With regard to social issues, I believe candidates and elected officials can be educated and evolve over time. I am old enough to remember that Congressman Markey won a crowded Democratic Primary as the pro-life candidate on his way to Congress. Steve Lynch will not change positions on social issues as campaign pandering. He has slowly grown toward more moderate positions as a Congressman – Planned Parent federal funding certain comes to mind. Lynch has stated he would have voted and will vote for Supreme Court Justices who are pro-choice, not allowing an anti-choice position to be a litmus test for the highest court.
I have no doubt that Lynch starts out behind Congressman Markey in this Primary – both in campaign funds and name recognition. He also faces a primary voter universe that trends toward more progressive candidates and a Democratic establishment having endorsed Congressman Markey. However, Lynch has been in that campaign position before and won. First as a candidate for State Rep and then shorty after that victory, as a successful candidate for State Senate (defeating William Bulger, Jr in a hard fought primary). I worked for Steve in the 2001 special election after Joe Moakley’s passing. I was running a Lynch phonebank on September 11, 2001 when the attacks began. Everything ground to a halt as my phonebank volunteers were glued to the TV. No one was sure the primary would even go forward that day. The Lynch campaign was the first to recover from the massive shock of 9/11. Phonescripts arrived and voters were called and asked to come to polls -to not let terroeists win by stopping a basic right like voting. I have never experienced a harder, more emotional election day and we did not celebrate Steve’s win that night. But I saw a candidate and a campaign structure face an unimaginable situation, recover and complete the task at hand.
In 2010, after his vote on the health care law, Lynch faced a Democratic Primary challenge from the progressive side of the party (a union staffer in fact) and won that race (an interesting fact given the progressive nature of Democratic primary voters). In 2012 Lynch defeated a Republican opponent who had won a contested primary (Republicans apparently felt Lynch could be beaten – enough to fight over the monination against him). Lynch comes to the April 30th Primary as an experienced campaigner – experience that could make him a formidable primary candidate.
Lynch and Labor – Congressman Lynch will receive strong support from a large section of the Labor Movement(with a number of unions already having endorsed him), but that support will not be universal. Some Unions, recognizing that Markey or Lynch will be potentially be a US Senator and / or returning to the US House of Representatives, may choose to stay out of the primary. With regard to union support, I believe that Congressman Markey made a strategic mistake as he entered the race in December. While he clearly contacted Democratic Party Leaders and some advocacy organizations, he failed to reach out to Organized Labor – leaving Mass AFL-CIO President Steve Tolman and national AFL-CIO leaders off his early call list.
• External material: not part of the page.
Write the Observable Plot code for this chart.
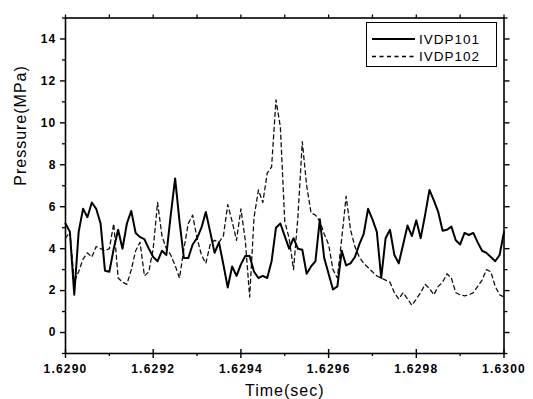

Two problems with that decision. First Massachusetts Labor turned a 2010 special election union member vote ratio from Brown 49% / Coakley 47% into a 2012 November election result of Warren 61% / Brown 39% of union members. A significant grassroots organizing effort and structure still in place at this time. Second, with Markey’s career Labor voting record, early calls might have frozen unions into a neutral position and discouraged a Lynch challenge in this primary.
Brown dropping out and Leone Dropping in – Scott Brown’s decision to skip the Senate special could impact the Democratic Primary as well. With a potential Republican Primary, unenrolled / independent voters can choose to vote in either party’s primary. More moderate independents might have been open to a Lynch primary vote if the Democratic Primary were the only game. On the other hand Lynch could benefit from a third creditable candidate such as Middlesex DA Gerry Leone entering the Democratic Primary. While I understand Markey supporters calling Leone a potential spoiler, DA Leone’s decision won’t be based on helping or hurting another candidate – it wil rightly be made on his potential to win the primary.
Ok, I got a bit far of field from my initial why I support Steve Lynch discussion. I believe that Congressman Lynch will bring a different set of economic priorites to the US Senate than Congressman Markey. I believe those priorities are valuable in the pending two years and that a blue collar / middle class voice is badly needed in a Senate where Harry Reid lacks both backbone and balls.